James Meaby, 36, from Tooting, south London, and Jason Downer, 35, from Kent, were found with their lifejackets manually inflated, while the third crew member, Rupert Saunders, 36, also from Tooting, was wearing a lifejacket which had automatically inflated.
The details emerged at a brief opening and adjournment into the deaths of the three men who drowned off the Isle of Wight on August 20 when their 25ft Sailfish sloop disappeared.
The Isle of Wight Coroner, John Matthews, also revealed that the deaths happened just seven days before Mr Downer was due to celebrate his 36th birthday on August 27.
Mr Matthews told the hearing how the body of Mr Meaby was discovered in the sea 10 miles south of Nab Tower on August 22 and subsequently the bodies of Mr Downer and Mr Saunders were located south of St Catherine’s Point a day later.
Mr Matthews said: “It is known they were last seen on board a yacht called The Ouzo, which left Bembridge Harbour on August 20 scheduled for a voyage to Dartmouth, and nothing more was heard of them after the yacht left the harbour.”
Mr Matthews said the three bodies were all found wearing yachting clothing and lifejackets.
He said: “It appears the lifejackets were in two cases manually inflated and the other automatically.
“In the case of Mr Meaby, the cause of death is stated by the pathologist to be consistent with a combination of drowning and hypothermia.
“As far as the other two were concerned, the pathologist says it is consistent with drowning.”
Mr Matthews added: “At the time there was a large-scale search, both air and sea, once the first body was found, for the wreckage or some sighting of the yacht, which has not yet been found.
“There are police inquiries which are ongoing elsewhere. Not only that, there is an inquiry by the Marine Accident Investigation Branch, but at this stage the cause that led to these three young men being in the sea is totally unknown.

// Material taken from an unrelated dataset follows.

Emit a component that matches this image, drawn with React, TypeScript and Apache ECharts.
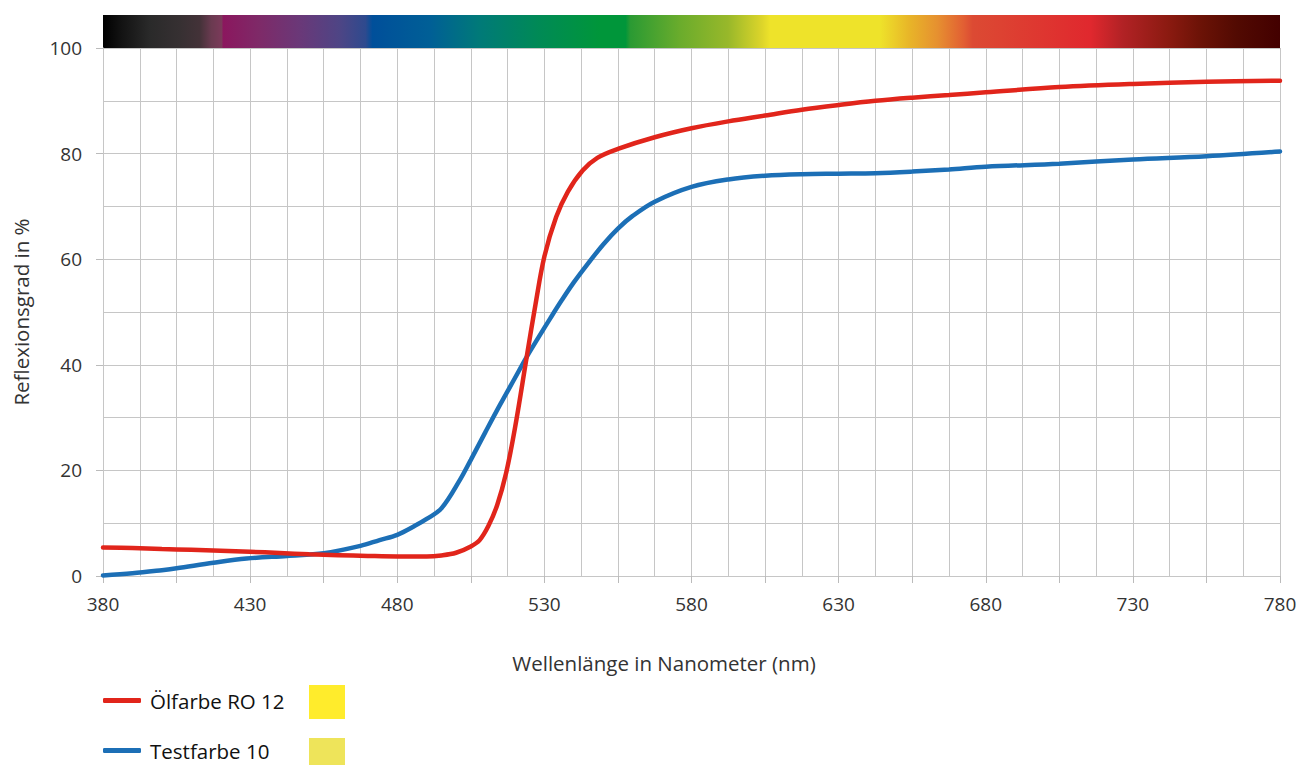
import React, { useEffect, useRef } from "react";
import * as echarts from "echarts";

const X0 = 380;
const X1 = 780;

const xTickLabels = ["380", "430", "480", "530", "580", "630", "680", "730", "780"];
const yTickLabels = ["0", "20", "40", "60", "80", "100"];

const seriesNames = ["Ölfarbe RO 12", "Testfarbe 10"];
const seriesColors = ["#E1251B", "#1C6FB6"];
const swatchColors = ["#FFEC2C", "#EEE45A"];

const redNm = [380, 390, 400, 410, 420, 430, 440, 450, 460, 470, 480, 490, 495, 500, 505, 508, 511, 514, 517, 520, 524, 527, 530, 534, 538, 543, 548, 555, 567.5, 580, 592.5, 605, 617.5, 630, 642.5, 655, 667.5, 680, 705, 730, 755, 780];
const redVal = [5.4, 5.3, 5.1, 4.95, 4.8, 4.6, 4.35, 4.1, 3.95, 3.8, 3.7, 3.7, 3.9, 4.4, 5.6, 6.8, 9.5, 13.5, 19.5, 28, 41.5, 51.5, 60.5, 68, 72.8, 76.8, 79.2, 80.9, 83.1, 84.8, 86.1, 87.2, 88.3, 89.2, 90.0, 90.6, 91.1, 91.6, 92.6, 93.2, 93.6, 93.8];

const blueNm = [380, 390, 400, 405, 417.5, 428.8, 442.5, 455, 467.5, 474, 480, 486, 490, 495, 501.3, 505, 510, 515, 520, 524, 528, 532, 536, 540, 545, 550, 555, 560, 567.5, 580, 592.5, 605, 617.5, 630, 642.5, 655, 667.5, 680, 705, 730, 755, 780];
const blueVal = [0.1, 0.5, 1.1, 1.45, 2.5, 3.3, 3.8, 4.3, 5.7, 6.8, 7.8, 9.5, 10.8, 12.8, 18.2, 22, 27.3, 32.5, 37.5, 41.5, 45.2, 48.8, 52.3, 55.6, 59.3, 62.8, 65.8, 68.2, 70.9, 73.7, 75.1, 75.8, 76.1, 76.2, 76.3, 76.6, 77.0, 77.5, 78.1, 78.9, 79.5, 80.4];

const spectrumStops: [number, string][] = [
  [0, "#000000"],
  [0.014, "#111111"],
  [0.04, "#2a2a2a"],
  [0.065, "#363032"],
  [0.082, "#433238"],
  [0.092, "#6a3a50"],
  [0.101, "#7b3a5a"],
  [0.102, "#8b175e"],
  [0.133, "#7e2a68"],
  [0.167, "#6a3878"],
  [0.201, "#4e4585"],
  [0.223, "#2e4a8e"],
  [0.229, "#004f9a"],
  [0.278, "#005f96"],
  [0.32, "#007a78"],
  [0.371, "#008a55"],
  [0.422, "#00963a"],
  [0.444, "#00963a"],
  [0.448, "#2a9a33"],
  [0.49, "#6aac2c"],
  [0.531, "#98b82a"],
  [0.56, "#ddd52a"],
  [0.567, "#eee32a"],
  [0.66, "#eee32a"],
  [0.685, "#e8b528"],
  [0.709, "#e69030"],
  [0.731, "#e25f33"],
  [0.739, "#dc4a33"],
  [0.839, "#e0282e"],
  [0.866, "#b22225"],
  [0.906, "#8a1a10"],
  [0.934, "#6a1206"],
  [0.963, "#520a02"],
  [1, "#430000"],
];

const FONT = "'Open Sans', 'Noto Sans', sans-serif";

function legendFor(i: number, top: number) {
  return {
    orient: "horizontal",
    left: 103,
    top,
    padding: 0,
    icon: "roundRect",
    itemWidth: 38,
    itemHeight: 5,
    textStyle: { fontSize: 20.5, color: "#111111", fontFamily: FONT, padding: [0, 0, 0, 4] },
    data: [seriesNames[i]],
    selectedMode: false,
  };
}

export default function App() {
  const ref = useRef<HTMLDivElement>(null);
  useEffect(() => {
    if (!ref.current) return;
    const chart = echarts.init(ref.current, null, { renderer: "svg" });
    const gridLine = { lineStyle: { color: "#c6c6c6", width: 1 } };
    const option = {
      animation: false,
      backgroundColor: "#ffffff",
      textStyle: { fontFamily: FONT },
      grid: { left: 103, right: 30, top: 48, bottom: 189, containLabel: false },
      xAxis: {
        type: "value",
        min: 0,
        max: X1 - X0,
        interval: 25,
        name: "Wellenlänge in Nanometer (nm)",
        nameLocation: "middle",
        nameGap: 76,
        nameTextStyle: { fontSize: 20.5, color: "#333", fontFamily: FONT, padding: [0, 55, 0, 0] },
        axisLine: { show: true, lineStyle: { color: "#c6c6c6", width: 1 } },
        axisTick: { show: true, length: 7, lineStyle: { color: "#bbbbbb", width: 1 } },
        axisLabel: {
          fontSize: 19,
          color: "#333",
          margin: 18,
          fontFamily: FONT,
          showMinLabel: true,
          showMaxLabel: true,
          formatter: (v: number) => {
            const s = String(Math.round(v + X0));
            return xTickLabels.includes(s) ? s : "";
          },
        },
        splitLine: { show: true, ...gridLine },
        minorTick: { show: false, splitNumber: 2 },
        minorSplitLine: { show: true, ...gridLine },
      },
      yAxis: {
        type: "value",
        min: 0,
        max: 100,
        interval: 20,
        name: "Reflexionsgrad in %",
        nameLocation: "middle",
        nameGap: 72,
        nameTextStyle: { fontSize: 20.5, color: "#333", fontFamily: FONT },
        axisLine: { show: true, lineStyle: { color: "#c6c6c6", width: 1 } },
        axisTick: { show: true, length: 7, lineStyle: { color: "#bbbbbb", width: 1 } },
        axisLabel: {
          fontSize: 19,
          color: "#333",
          margin: 21,
          fontFamily: FONT,
          formatter: (v: number) => (yTickLabels.includes(String(v)) ? String(v) : ""),
        },
        splitLine: { show: true, ...gridLine },
        minorTick: { show: false, splitNumber: 2 },
        minorSplitLine: { show: true, ...gridLine },
      },
      legend: [legendFor(0, 690), legendFor(1, 740)],
      graphic: [
        {
          type: "rect",
          shape: { x: 103, y: 15, width: 1177, height: 33 },
          style: {
            fill: new echarts.graphic.LinearGradient(
              0,
              0,
              1,
              0,
              spectrumStops.map(([offset, color]) => ({ offset, color }))
            ),
          },
          silent: true,
        },
        {
          type: "rect",
          shape: { x: 309, y: 685, width: 36, height: 34 },
          style: { fill: swatchColors[0] },
          silent: true,
        },
        {
          type: "rect",
          shape: { x: 309, y: 738, width: 36, height: 34 },
          style: { fill: swatchColors[1] },
          silent: true,
        },
      ],
      series: [
        {
          name: seriesNames[0],
          type: "line",
          data: redNm.map((nm, i) => [nm - X0, redVal[i]]),
          smooth: 0.35,
          showSymbol: false,
          symbol: "none",
          lineStyle: { color: seriesColors[0], width: 4.5, cap: "round" },
          itemStyle: { color: seriesColors[0] },
          z: 3,
        },
        {
          name: seriesNames[1],
          type: "line",
          data: blueNm.map((nm, i) => [nm - X0, blueVal[i]]),
          smooth: 0.35,
          showSymbol: false,
          symbol: "none",
          lineStyle: { color: seriesColors[1], width: 4.5, cap: "round" },
          itemStyle: { color: seriesColors[1] },
          z: 2,
        },
      ],
    };
    chart.setOption(option as any);
    return () => chart.dispose();
  }, []);
  return (
    <div
      ref={ref}
      style={{ position: "fixed", left: 0, top: 0, width: 1310, height: 765, background: "#fff" }}
    />
  );
}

“I will adjourn this inquest into the deaths of these three men to a date to be fixed when these inquiries are completed.”
It emerged earlier this week that Hampshire Police’s marine unit examined the hull of the P&O ferry The Pride of Bilbao at Portsmouth, as well as the black box data recorder of the vessel on Tuesday.
Police believe the men’s yacht may have been in collision with a larger vessel and the police inquiry focused on the P&O ship after “something of interest” was seen on the black box.
A Hampshire Police spokeswoman said after the inquest that they are still seeking witnesses who saw The Ouzo after it left Bembridge on the Isle of Wight on Sunday evening.
She added that no arrests had yet been made as part of the inquiry.